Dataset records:
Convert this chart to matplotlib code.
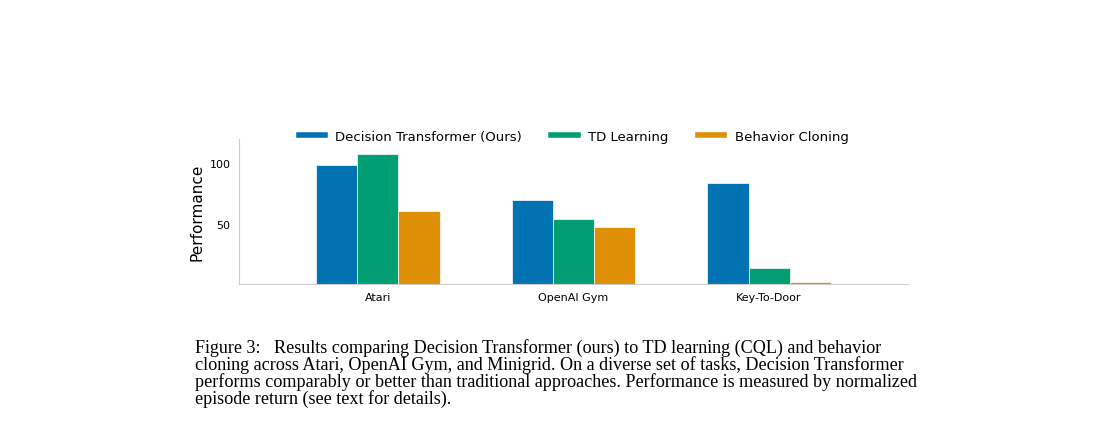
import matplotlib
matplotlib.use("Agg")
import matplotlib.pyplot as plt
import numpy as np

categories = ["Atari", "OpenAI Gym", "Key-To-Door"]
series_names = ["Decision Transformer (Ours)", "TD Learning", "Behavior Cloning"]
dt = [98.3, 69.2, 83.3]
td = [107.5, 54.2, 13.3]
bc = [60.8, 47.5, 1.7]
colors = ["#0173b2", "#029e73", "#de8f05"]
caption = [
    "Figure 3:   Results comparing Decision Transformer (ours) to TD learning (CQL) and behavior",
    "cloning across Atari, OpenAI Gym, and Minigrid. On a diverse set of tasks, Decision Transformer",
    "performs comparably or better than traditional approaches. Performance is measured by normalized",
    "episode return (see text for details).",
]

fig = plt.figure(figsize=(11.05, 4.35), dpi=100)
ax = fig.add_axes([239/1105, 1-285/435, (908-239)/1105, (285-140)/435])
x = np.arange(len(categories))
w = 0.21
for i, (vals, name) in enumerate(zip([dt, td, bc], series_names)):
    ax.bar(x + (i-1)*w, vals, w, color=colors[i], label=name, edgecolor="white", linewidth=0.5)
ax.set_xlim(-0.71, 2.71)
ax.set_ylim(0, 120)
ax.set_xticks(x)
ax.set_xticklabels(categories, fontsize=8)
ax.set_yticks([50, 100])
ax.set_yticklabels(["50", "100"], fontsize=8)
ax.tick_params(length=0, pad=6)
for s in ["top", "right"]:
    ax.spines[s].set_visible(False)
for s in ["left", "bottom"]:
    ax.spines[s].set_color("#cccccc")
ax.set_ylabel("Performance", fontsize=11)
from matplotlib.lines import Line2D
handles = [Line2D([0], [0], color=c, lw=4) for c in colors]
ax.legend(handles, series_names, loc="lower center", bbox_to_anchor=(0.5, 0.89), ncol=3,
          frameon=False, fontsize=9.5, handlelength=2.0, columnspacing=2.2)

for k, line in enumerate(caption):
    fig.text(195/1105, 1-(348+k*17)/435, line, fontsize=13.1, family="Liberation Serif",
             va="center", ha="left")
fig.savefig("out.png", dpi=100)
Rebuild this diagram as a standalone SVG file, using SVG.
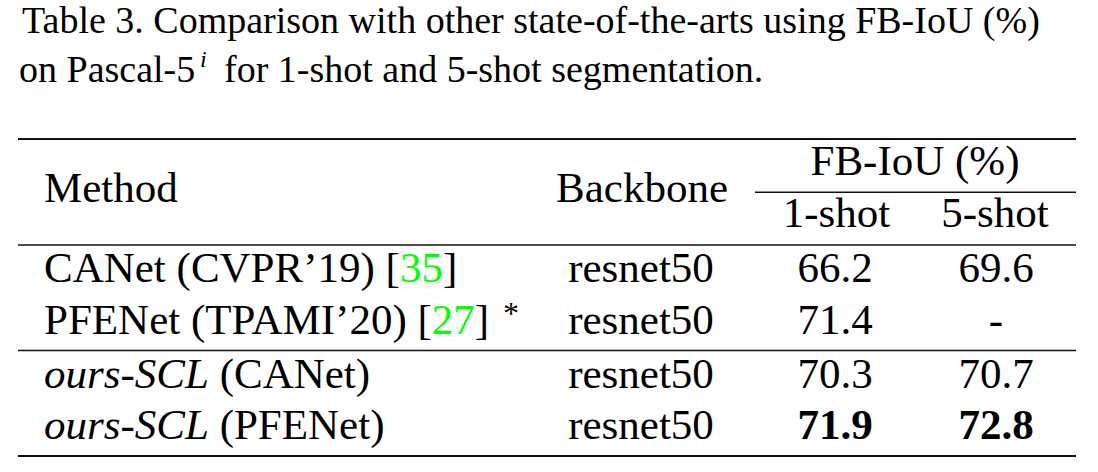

### Written instruction
Output exactly the span of lines from the top of the listing through the line holding "import numpy as np", and leave every picture out.

### Expected answer
Convert this chart to matplotlib code.
import matplotlib
matplotlib.use("Agg")
import matplotlib.pyplot as plt
import numpy as np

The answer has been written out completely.